_Given instruction_
Restrict the output to the lines below starting at the one that contains "The picture is" and ending at the one that contains "plt.rcParams['axes.unicode_minus'] = False", and restate them word for word, both ends included.
——
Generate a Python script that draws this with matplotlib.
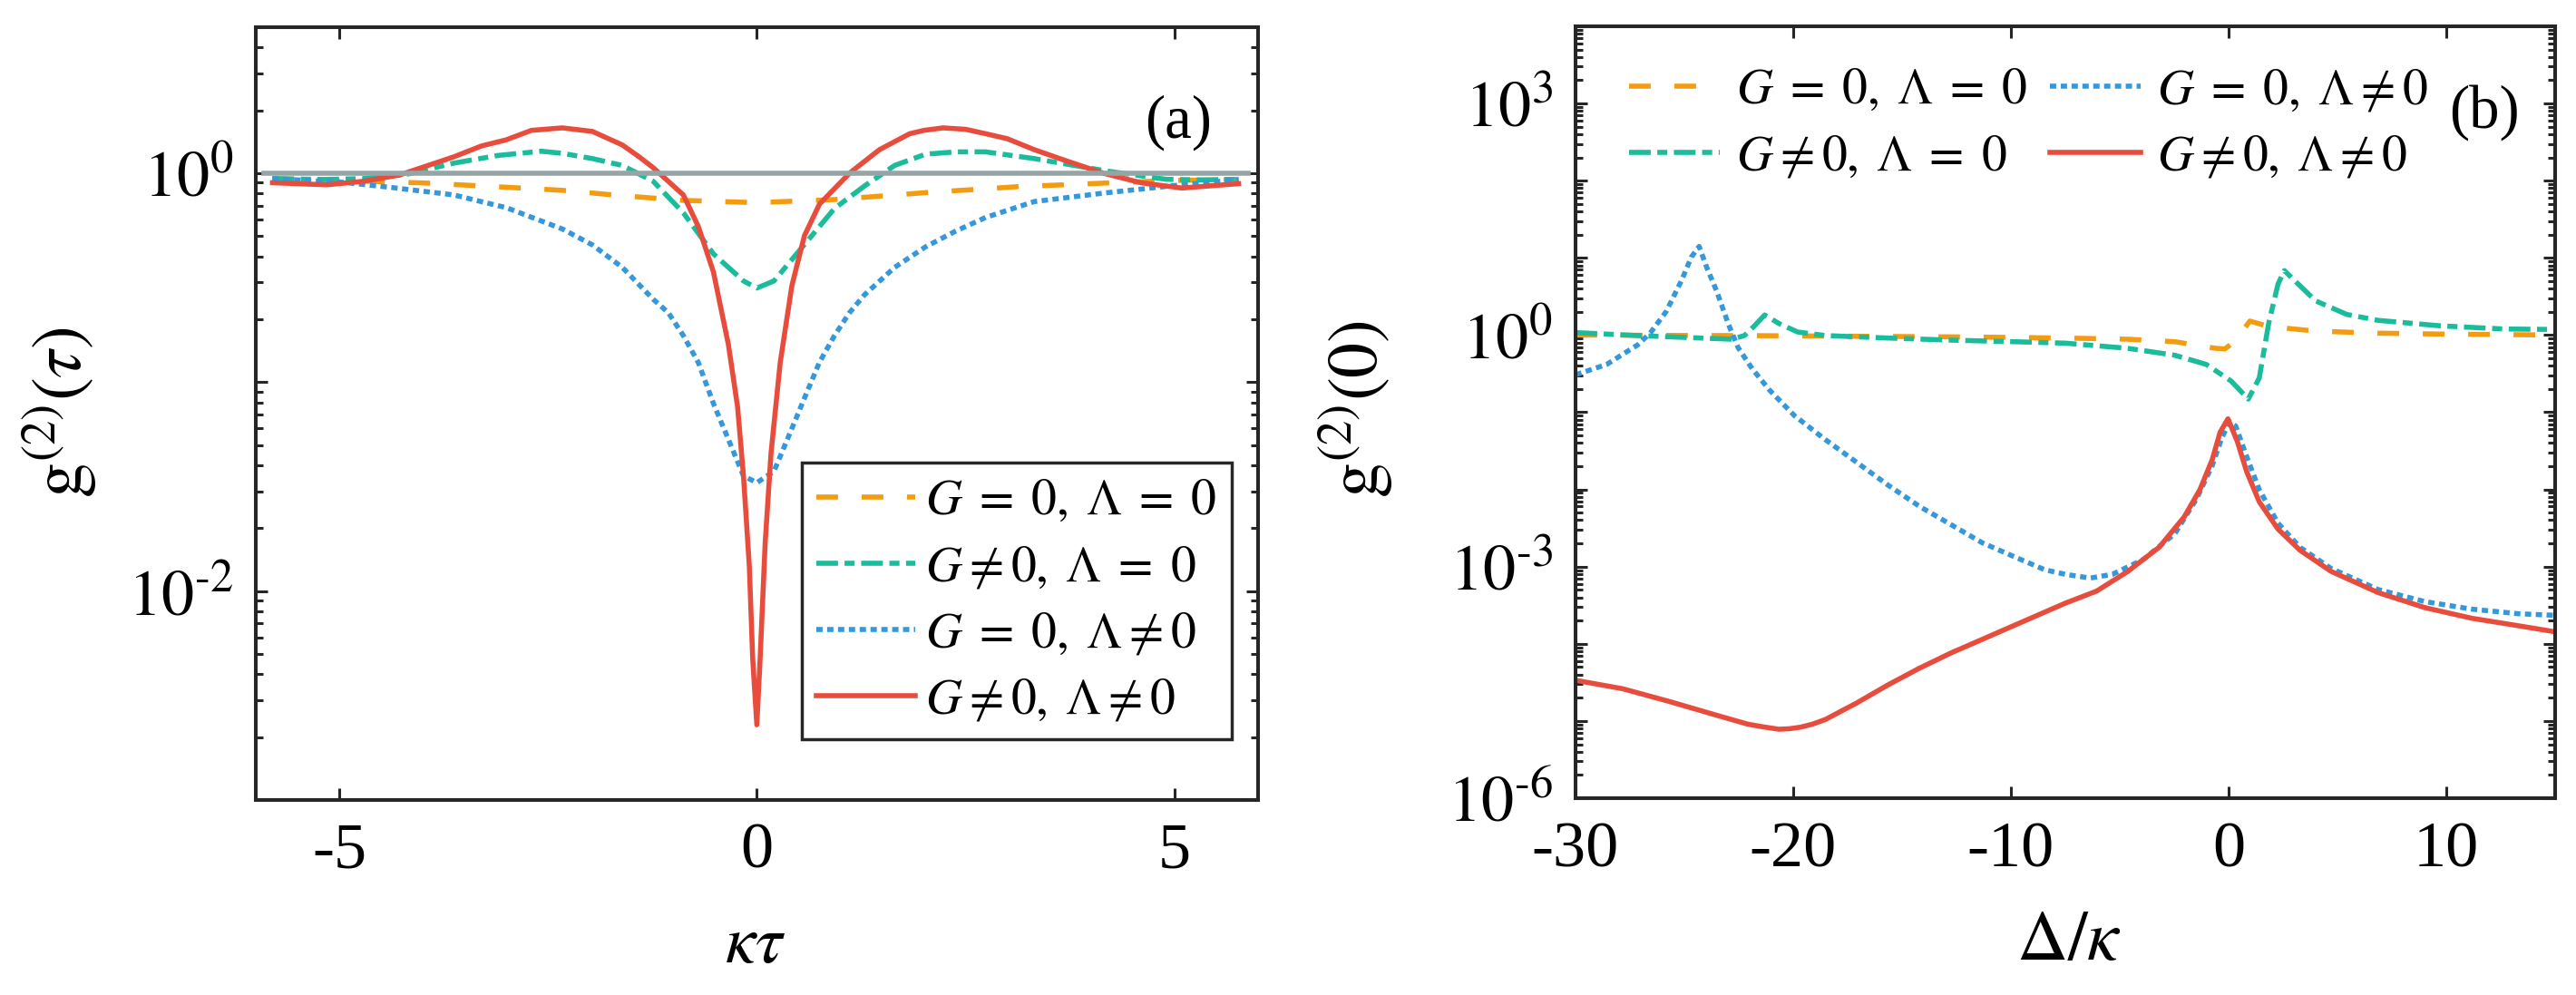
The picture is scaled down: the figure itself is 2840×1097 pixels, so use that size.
import matplotlib.pyplot as plt
import numpy as np
from matplotlib.ticker import FixedLocator, FixedFormatter, LogLocator, NullFormatter

plt.rcParams['font.family'] = ['Liberation Serif', 'DejaVu Serif']
plt.rcParams['mathtext.fontset'] = 'stix'
plt.rcParams['axes.unicode_minus'] = False

# ---- panel (a): g2(tau) vs kappa*tau ----
tau_orange = [-5.8, -5.0, -3.99, -3.1, -2.33, -1.61, -0.88, 0.0, 0.93, 2.02, 3.1, 4.2, 5.0, 5.77]
g2a_orange = [0.942, 0.923, 0.898, 0.861, 0.828, 0.780, 0.741, 0.723, 0.748, 0.807, 0.861, 0.898, 0.923, 0.935]

tau_teal = [-5.8, -5.2, -4.72, -4.18, -3.63, -3.1, -2.58, -2.33, -1.97, -1.61, -1.24, -0.88, -0.52,
            -0.16, 0.0, 0.205, 0.567, 0.93, 1.29, 1.65, 2.02, 2.38, 2.74, 3.32, 3.9, 4.2, 4.9, 5.3, 5.77]
g2a_teal = [0.942, 0.933, 0.942, 0.991, 1.117, 1.216, 1.274, 1.245, 1.175, 1.089, 0.914, 0.646, 0.411,
            0.305, 0.282, 0.305, 0.454, 0.678, 0.869, 1.089, 1.233, 1.265, 1.265, 1.175, 1.072, 1.023,
            0.935, 0.929, 0.935]

tau_blue = [-5.8, -4.97, -4.36, -3.63, -3.0, -2.33, -1.97, -1.61, -1.24, -1.06, -0.88, -0.70, -0.52,
            -0.34, -0.16, 0.0, 0.205, 0.386, 0.567, 0.748, 0.93, 1.11, 1.29, 1.65, 2.02, 2.38, 2.74,
            3.32, 4.15, 5.07, 5.77]
g2a_blue = [0.942, 0.906, 0.853, 0.787, 0.684, 0.541, 0.454, 0.354, 0.249, 0.215, 0.167, 0.124, 0.0791,
            0.0531, 0.0356, 0.0330, 0.0374, 0.0557, 0.0832, 0.124, 0.167, 0.215, 0.262, 0.354, 0.444,
            0.528, 0.614, 0.731, 0.803, 0.879, 0.931]

tau_red = [-5.8, -5.15, -4.72, -4.28, -3.63, -3.3, -3.0, -2.7, -2.33, -1.97, -1.61, -1.4, -1.24, -0.88,
           -0.70, -0.52, -0.34, -0.23, -0.16, -0.09, -0.05, 0.0, 0.04, 0.10, 0.17, 0.28, 0.42, 0.57,
           0.75, 1.11, 1.3, 1.47, 1.83, 2.0, 2.23, 2.5, 2.74, 3.0, 3.32, 3.7, 4.15, 4.6, 5.09, 5.77]
g2a_red = [0.90, 0.88, 0.914, 0.98, 1.197, 1.349, 1.445, 1.603, 1.648, 1.585, 1.365, 1.19, 1.062, 0.787,
           0.555, 0.337, 0.151, 0.0759, 0.0356, 0.0132, 0.00479, 0.00229, 0.00479, 0.0170, 0.0457,
           0.124, 0.290, 0.502, 0.711, 1.0, 1.148, 1.297, 1.545, 1.603, 1.648, 1.622, 1.545, 1.462,
           1.297, 1.148, 1.0, 0.90, 0.849, 0.891]

# ---- panel (b): g2(0) vs Delta/kappa ----
det_orange = [-30, -20, -12, -7.5, -4.63, -2.47, -0.6, -0.17, 0.26, 0.98, 1.84, 4.0, 6.87, 9.74, 15]
g2b_orange = [1.0, 0.977, 0.944, 0.914, 0.883, 0.820, 0.673, 0.661, 0.820, 1.517, 1.288, 1.125,
              1.057, 1.030, 1.0]

det_teal = [-30, -27.13, -24.25, -22.82, -22.24, -21.81, -21.31, -20.66, -19.8, -18.51, -15.63, -12.76,
            -9.89, -7.5, -4.63, -2.47, -1.03, 0.115, 0.905, 1.41, 1.84, 2.27, 2.56, 2.99, 4.0, 5.43,
            6.87, 9.74, 12.62, 15]
g2b_teal = [1.076, 0.984, 0.914, 0.883, 0.984, 1.288, 1.820, 1.413, 1.096, 0.984, 0.914, 0.859,
            0.820, 0.785, 0.673, 0.547, 0.417, 0.254, 0.148, 0.278, 1.409, 4.56, 6.84, 5.22, 2.77,
            1.849, 1.549, 1.315, 1.199, 1.180]

det_blue = [-30, -28.56, -27.13, -26.55, -25.83, -25.11, -24.68, -24.32, -23.97, -23.53, -22.96, -22.53,
            -21.88, -21.09, -19.94, -18.51, -17.07, -15.63, -14.2, -12.76, -11.32, -9.89, -8.45, -7.5,
            -6.35, -5.34, -3.91, -2.47, -1.47, -0.75, -0.32, 0.04, 0.33, 0.83, 1.41, 2.27, 3.28, 4.71,
            6.87, 9.02, 11.18, 13.33, 15]
g2b_blue = [0.305, 0.417, 0.750, 1.076, 2.023, 5.22, 10.23, 14.06, 7.48, 3.80, 1.349, 0.687,
            0.365, 0.194, 0.0902, 0.0439, 0.0223, 0.0113, 0.00603, 0.00351, 0.00204, 0.00136, 0.000912,
            0.000794, 0.000711, 0.000794, 0.00124, 0.00267, 0.00755, 0.0204, 0.0457, 0.0753, 0.0661,
            0.0267, 0.00989, 0.00366, 0.00178, 0.000946, 0.000505, 0.000352, 0.000281, 0.000245, 0.000234]

det_red = [-30, -27.84, -25.69, -23.53, -22.1, -21.4, -20.66, -20.16, -19.66, -19.1, -18.51, -17.07,
           -15.63, -14.2, -12.76, -11.32, -9.89, -8.45, -7.5, -6.06, -4.63, -3.19, -2.04, -1.32, -0.75,
           -0.39, -0.03, 0.40, 0.83, 1.41, 2.27, 3.28, 4.71, 6.87, 9.02, 11.18, 13.33, 15]
g2b_red = [3.37e-5, 2.62e-5, 1.79e-5, 1.19e-5, 9.12e-6, 8.41e-6, 7.82e-6, 7.94e-6, 8.32e-6, 9.12e-6,
           1.05e-5, 1.72e-5, 2.95e-5, 4.83e-5, 7.59e-5, 1.14e-4, 1.71e-4, 2.57e-4, 3.36e-4, 4.82e-4,
           8.67e-4, 1.78e-3, 4.40e-3, 9.89e-3, 0.0244, 0.0550, 0.0822, 0.0419, 0.0170, 0.00690,
           0.00306, 0.00163, 0.000867, 0.000461, 0.000294, 0.000214, 0.000171, 0.000143]

labels = [r'$G\;=\;0,\;\Lambda\;=\;0$', r'$G{\neq}0,\;\Lambda\;=\;0$',
          r'$G\;=\;0,\;\Lambda{\neq}0$', r'$G{\neq}0,\;\Lambda{\neq}0$']
colors = ['#F39C12', '#1ABC9C', '#3498DB', '#E74C3C']
styles = [(0, (4.3, 4.7)), (0, (4.3, 1.3, 2.0, 1.3)), (0, (1.25, 0.9)), '-']
gray = '#95A5A6'
dark = '#262626'
lw = 4.0

fig = plt.figure(figsize=(28.4, 10.97), dpi=100)
ax1 = fig.add_axes([0.0993, 0.196, 0.389, 0.7767])
ax2 = fig.add_axes([0.6116, 0.1978, 0.3803, 0.7758])

curves_a = [(tau_orange, g2a_orange), (tau_teal, g2a_teal), (tau_blue, g2a_blue), (tau_red, g2a_red)]
for (x, y), c, ls, lab in zip(curves_a, colors, styles, labels):
    ax1.plot(x, y, color=c, ls=ls, lw=lw, label=lab)
ax1.axhline(1.0, xmin=0.008, xmax=0.99, color=gray, lw=lw)

curves_b = [(det_orange, g2b_orange), (det_teal, g2b_teal), (det_blue, g2b_blue), (det_red, g2b_red)]
for (x, y), c, ls, lab in zip(curves_b, colors, styles, labels):
    ax2.plot(x, y, color=c, ls=ls, lw=lw, label=lab)

for ax in (ax1, ax2):
    ax.set_yscale('log')
    for s in ax.spines.values():
        s.set_linewidth(2.9)
        s.set_color(dark)
    ax.tick_params(which='both', direction='in', top=True, right=True, width=2.2, color=dark,
                   labelsize=52, pad=18)
    ax.tick_params(which='major', length=9.5)
    ax.tick_params(which='minor', length=5.5)
    ax.yaxis.set_minor_locator(LogLocator(base=10, subs=np.arange(2, 10), numticks=50))
    ax.yaxis.set_minor_formatter(NullFormatter())

# panel (a) axes
ax1.set_xlim(-6, 6)
ax1.set_ylim(1e-3, 5)
ax1.set_xticks([-5, 0, 5])
ax1.yaxis.set_major_locator(FixedLocator([1e-3, 1e-2, 1e-1, 1e0]))
ax1.yaxis.set_major_formatter(FixedFormatter(['', r'$10^{\text{-}2}$', '', r'$10^{0}$']))
ax1.set_xlabel(r'$\kappa\tau$', fontsize=54)
ax1.set_ylabel(r'$\mathrm{g}^{(2)}(\tau)$', fontsize=56)
ax1.xaxis.set_label_coords(0.498, -0.15)
ax1.yaxis.set_label_coords(-0.157, 0.502)
ax1.text(0.954, 0.877, '(a)', transform=ax1.transAxes, fontsize=48, ha='right', va='center')
leg1 = ax1.legend(loc='lower right', bbox_to_anchor=(0.974, 0.0786), borderaxespad=0, fontsize=40,
                  handlelength=1.96, handletextpad=0.2, labelspacing=0.38, borderpad=0.3,
                  fancybox=False, edgecolor=dark, framealpha=1)
leg1.get_frame().set_linewidth(2.5)

# panel (b) axes
ax2.set_xlim(-30, 15)
ax2.set_ylim(1e-6, 1e4)
ax2.set_xticks([-30, -20, -10, 0, 10])
decades = [10.0 ** k for k in range(-6, 5)]
dec_labels = ['' for _ in decades]
dec_labels[0] = r'$10^{\text{-}6}$'
dec_labels[3] = r'$10^{\text{-}3}$'
dec_labels[6] = r'$10^{0}$'
dec_labels[9] = r'$10^{3}$'
ax2.yaxis.set_major_locator(FixedLocator(decades))
ax2.yaxis.set_major_formatter(FixedFormatter(dec_labels))
ax2.set_xlabel(r'$\Delta/\kappa$', fontsize=56)
ax2.set_ylabel(r'$\mathrm{g}^{(2)}(0)$', fontsize=56)
ax2.xaxis.set_label_coords(0.504, -0.145)
ax2.yaxis.set_label_coords(-0.184, 0.504)
ax2.text(0.964, 0.888, '(b)', transform=ax2.transAxes, fontsize=48, ha='right', va='center')
ax2.legend(loc='upper left', bbox_to_anchor=(0.055, 0.947), ncol=2, frameon=False, fontsize=40,
           columnspacing=0.45, handlelength=1.8, handletextpad=0.32, labelspacing=0.38,
           borderpad=0, borderaxespad=0)

fig.savefig('out.png', dpi=100)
——
_Answer below_
The picture is scaled down: the figure itself is 2840×1097 pixels, so use that size.
import matplotlib.pyplot as plt
import numpy as np
from matplotlib.ticker import FixedLocator, FixedFormatter, LogLocator, NullFormatter

plt.rcParams['font.family'] = ['Liberation Serif', 'DejaVu Serif']
plt.rcParams['mathtext.fontset'] = 'stix'
plt.rcParams['axes.unicode_minus'] = False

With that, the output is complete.